Goal.
Reproduce exactly the lines below, from the first one through the line containing "const eqs = eqNames.map((n, i)", and omit any pictures.

Recorded data.
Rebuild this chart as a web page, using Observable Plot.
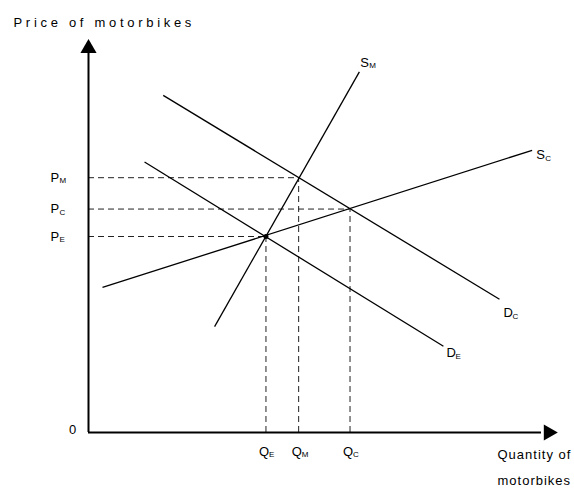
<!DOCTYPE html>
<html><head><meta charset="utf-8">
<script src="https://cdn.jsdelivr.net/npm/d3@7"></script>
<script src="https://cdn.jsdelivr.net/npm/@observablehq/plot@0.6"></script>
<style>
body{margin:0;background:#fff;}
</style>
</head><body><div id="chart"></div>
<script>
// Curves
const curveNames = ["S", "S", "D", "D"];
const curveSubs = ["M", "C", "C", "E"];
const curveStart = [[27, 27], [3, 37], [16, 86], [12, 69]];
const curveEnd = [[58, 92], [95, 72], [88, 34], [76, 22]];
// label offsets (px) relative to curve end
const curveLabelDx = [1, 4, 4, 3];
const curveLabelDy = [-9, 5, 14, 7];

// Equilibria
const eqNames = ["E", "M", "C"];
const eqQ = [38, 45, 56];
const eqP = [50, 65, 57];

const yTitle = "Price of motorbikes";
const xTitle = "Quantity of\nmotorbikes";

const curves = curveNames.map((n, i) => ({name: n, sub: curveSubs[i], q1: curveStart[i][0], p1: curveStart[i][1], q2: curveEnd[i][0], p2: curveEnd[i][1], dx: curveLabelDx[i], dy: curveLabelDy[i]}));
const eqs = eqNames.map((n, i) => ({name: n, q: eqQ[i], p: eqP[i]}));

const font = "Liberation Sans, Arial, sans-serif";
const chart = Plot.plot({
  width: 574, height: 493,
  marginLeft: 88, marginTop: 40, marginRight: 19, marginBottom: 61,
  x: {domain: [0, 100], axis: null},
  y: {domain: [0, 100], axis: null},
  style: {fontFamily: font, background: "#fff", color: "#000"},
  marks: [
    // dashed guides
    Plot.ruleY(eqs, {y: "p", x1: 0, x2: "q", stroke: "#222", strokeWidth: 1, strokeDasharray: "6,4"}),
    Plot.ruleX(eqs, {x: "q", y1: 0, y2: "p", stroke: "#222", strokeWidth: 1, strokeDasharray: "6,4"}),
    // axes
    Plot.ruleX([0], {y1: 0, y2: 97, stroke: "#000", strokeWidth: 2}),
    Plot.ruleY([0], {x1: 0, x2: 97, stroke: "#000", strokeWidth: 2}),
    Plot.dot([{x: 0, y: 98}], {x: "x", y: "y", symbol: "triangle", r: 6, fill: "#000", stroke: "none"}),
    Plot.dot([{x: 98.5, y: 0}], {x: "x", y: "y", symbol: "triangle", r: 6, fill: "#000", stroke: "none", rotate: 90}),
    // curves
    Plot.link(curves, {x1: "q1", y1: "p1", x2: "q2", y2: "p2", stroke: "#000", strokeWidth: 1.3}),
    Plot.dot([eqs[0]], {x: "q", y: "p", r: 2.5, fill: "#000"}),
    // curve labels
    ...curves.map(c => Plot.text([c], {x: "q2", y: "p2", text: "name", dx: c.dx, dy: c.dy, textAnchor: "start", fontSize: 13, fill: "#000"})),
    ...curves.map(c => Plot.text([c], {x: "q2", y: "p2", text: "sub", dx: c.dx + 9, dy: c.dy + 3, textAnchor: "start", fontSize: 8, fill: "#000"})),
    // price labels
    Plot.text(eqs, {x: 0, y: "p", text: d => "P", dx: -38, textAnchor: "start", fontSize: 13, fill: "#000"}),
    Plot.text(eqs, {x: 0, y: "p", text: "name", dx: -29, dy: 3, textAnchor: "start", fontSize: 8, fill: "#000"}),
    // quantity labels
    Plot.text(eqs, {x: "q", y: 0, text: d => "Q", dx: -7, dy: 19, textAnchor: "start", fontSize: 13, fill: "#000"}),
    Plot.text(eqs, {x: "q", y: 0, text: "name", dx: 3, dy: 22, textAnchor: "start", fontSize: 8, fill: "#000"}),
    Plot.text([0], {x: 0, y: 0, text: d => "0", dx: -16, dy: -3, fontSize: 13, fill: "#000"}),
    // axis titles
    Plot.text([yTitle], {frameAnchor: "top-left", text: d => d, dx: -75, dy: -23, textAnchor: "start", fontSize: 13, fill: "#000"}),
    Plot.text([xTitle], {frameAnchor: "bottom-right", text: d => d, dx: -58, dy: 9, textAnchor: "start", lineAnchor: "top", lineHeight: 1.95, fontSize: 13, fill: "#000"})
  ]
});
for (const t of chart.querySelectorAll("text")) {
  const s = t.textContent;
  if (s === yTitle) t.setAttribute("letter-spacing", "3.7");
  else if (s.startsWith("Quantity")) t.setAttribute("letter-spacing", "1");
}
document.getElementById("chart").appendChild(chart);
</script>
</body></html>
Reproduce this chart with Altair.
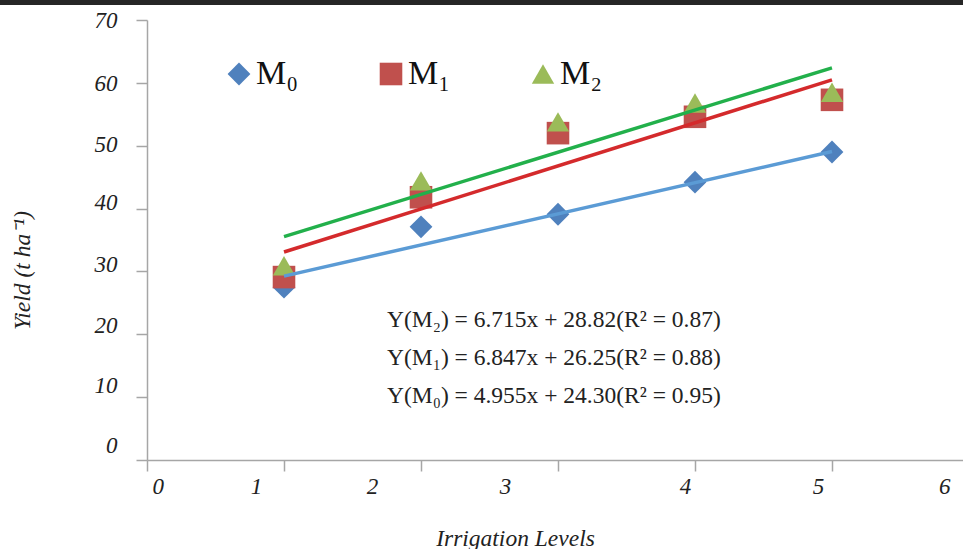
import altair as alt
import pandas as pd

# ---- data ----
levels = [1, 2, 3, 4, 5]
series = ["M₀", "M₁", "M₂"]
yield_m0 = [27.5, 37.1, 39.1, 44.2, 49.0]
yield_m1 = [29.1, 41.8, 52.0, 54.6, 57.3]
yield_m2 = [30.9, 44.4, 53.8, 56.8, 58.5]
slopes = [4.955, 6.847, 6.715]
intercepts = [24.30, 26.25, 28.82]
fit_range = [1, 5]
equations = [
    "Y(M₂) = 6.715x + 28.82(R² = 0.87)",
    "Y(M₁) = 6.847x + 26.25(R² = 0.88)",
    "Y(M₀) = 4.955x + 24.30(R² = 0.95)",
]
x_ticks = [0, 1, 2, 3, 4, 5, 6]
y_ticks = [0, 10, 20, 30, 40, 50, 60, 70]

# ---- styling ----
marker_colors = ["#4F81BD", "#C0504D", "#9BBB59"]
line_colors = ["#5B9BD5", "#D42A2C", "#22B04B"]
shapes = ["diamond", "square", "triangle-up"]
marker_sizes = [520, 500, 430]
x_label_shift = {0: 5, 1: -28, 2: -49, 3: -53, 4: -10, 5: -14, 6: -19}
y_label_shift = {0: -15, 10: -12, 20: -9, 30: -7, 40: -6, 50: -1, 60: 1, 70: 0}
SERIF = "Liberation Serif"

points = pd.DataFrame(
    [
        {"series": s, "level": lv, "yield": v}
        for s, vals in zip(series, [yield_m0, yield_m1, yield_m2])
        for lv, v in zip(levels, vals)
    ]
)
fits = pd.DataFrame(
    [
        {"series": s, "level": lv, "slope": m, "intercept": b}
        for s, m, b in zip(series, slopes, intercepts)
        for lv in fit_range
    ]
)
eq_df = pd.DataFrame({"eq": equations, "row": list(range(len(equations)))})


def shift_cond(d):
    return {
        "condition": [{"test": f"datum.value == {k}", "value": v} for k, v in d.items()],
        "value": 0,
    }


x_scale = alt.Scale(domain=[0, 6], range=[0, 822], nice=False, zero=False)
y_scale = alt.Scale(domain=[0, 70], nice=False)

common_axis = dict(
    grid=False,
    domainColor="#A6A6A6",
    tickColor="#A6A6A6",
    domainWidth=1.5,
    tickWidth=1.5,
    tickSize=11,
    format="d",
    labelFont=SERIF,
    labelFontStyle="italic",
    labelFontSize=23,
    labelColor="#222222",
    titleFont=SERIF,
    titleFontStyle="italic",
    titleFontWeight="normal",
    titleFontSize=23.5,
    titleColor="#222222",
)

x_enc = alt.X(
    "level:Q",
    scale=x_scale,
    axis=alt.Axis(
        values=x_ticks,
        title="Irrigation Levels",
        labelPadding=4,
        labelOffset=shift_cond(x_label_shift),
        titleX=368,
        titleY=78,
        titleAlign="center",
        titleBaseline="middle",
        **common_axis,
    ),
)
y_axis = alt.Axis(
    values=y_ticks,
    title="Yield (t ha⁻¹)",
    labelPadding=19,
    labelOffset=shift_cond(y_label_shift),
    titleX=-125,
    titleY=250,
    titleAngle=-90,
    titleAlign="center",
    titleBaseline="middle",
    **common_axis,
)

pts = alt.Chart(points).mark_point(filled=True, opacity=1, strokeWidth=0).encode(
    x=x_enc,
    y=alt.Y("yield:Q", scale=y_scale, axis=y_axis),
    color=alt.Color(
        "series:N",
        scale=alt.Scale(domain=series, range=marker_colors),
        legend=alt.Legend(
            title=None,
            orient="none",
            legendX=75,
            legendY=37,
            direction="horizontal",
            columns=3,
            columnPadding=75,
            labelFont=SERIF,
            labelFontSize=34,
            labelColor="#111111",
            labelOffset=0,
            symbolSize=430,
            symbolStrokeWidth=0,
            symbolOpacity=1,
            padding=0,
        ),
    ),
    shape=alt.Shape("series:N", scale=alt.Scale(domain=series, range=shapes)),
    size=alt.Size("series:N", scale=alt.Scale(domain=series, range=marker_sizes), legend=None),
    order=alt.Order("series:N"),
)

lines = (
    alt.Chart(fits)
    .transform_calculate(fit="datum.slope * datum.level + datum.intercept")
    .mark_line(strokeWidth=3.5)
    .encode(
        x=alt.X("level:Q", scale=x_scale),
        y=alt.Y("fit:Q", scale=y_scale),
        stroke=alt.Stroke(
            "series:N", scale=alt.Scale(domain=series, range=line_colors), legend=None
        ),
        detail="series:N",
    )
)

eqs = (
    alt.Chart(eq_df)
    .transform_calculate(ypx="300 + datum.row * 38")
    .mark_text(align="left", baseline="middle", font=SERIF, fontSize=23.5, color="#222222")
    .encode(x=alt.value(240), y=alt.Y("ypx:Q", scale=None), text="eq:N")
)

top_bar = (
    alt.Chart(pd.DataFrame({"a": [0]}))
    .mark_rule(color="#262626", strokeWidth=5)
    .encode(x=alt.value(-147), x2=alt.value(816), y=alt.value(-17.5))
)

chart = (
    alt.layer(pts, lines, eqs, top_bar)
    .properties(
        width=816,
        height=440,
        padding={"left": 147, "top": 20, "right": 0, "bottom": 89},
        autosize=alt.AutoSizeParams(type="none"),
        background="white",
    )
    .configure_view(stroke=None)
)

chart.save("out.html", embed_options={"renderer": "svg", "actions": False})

The reply.
Rebuild this chart as a web page, using Observable Plot.
<!DOCTYPE html>
<html><head><meta charset="utf-8">
<script src="https://cdn.jsdelivr.net/npm/d3@7"></script>
<script src="https://cdn.jsdelivr.net/npm/@observablehq/plot@0.6"></script>
<style>
body{margin:0;background:#fff;}
</style>
</head><body><div id="chart"></div>
<script>
// Curves
const curveNames = ["S", "S", "D", "D"];
const curveSubs = ["M", "C", "C", "E"];
const curveStart = [[27, 27], [3, 37], [16, 86], [12, 69]];
const curveEnd = [[58, 92], [95, 72], [88, 34], [76, 22]];
// label offsets (px) relative to curve end
const curveLabelDx = [1, 4, 4, 3];
const curveLabelDy = [-9, 5, 14, 7];

// Equilibria
const eqNames = ["E", "M", "C"];
const eqQ = [38, 45, 56];
const eqP = [50, 65, 57];

const yTitle = "Price of motorbikes";
const xTitle = "Quantity of\nmotorbikes";

const curves = curveNames.map((n, i) => ({name: n, sub: curveSubs[i], q1: curveStart[i][0], p1: curveStart[i][1], q2: curveEnd[i][0], p2: curveEnd[i][1], dx: curveLabelDx[i], dy: curveLabelDy[i]}));
const eqs = eqNames.map((n, i) => ({name: n, q: eqQ[i], p: eqP[i]}));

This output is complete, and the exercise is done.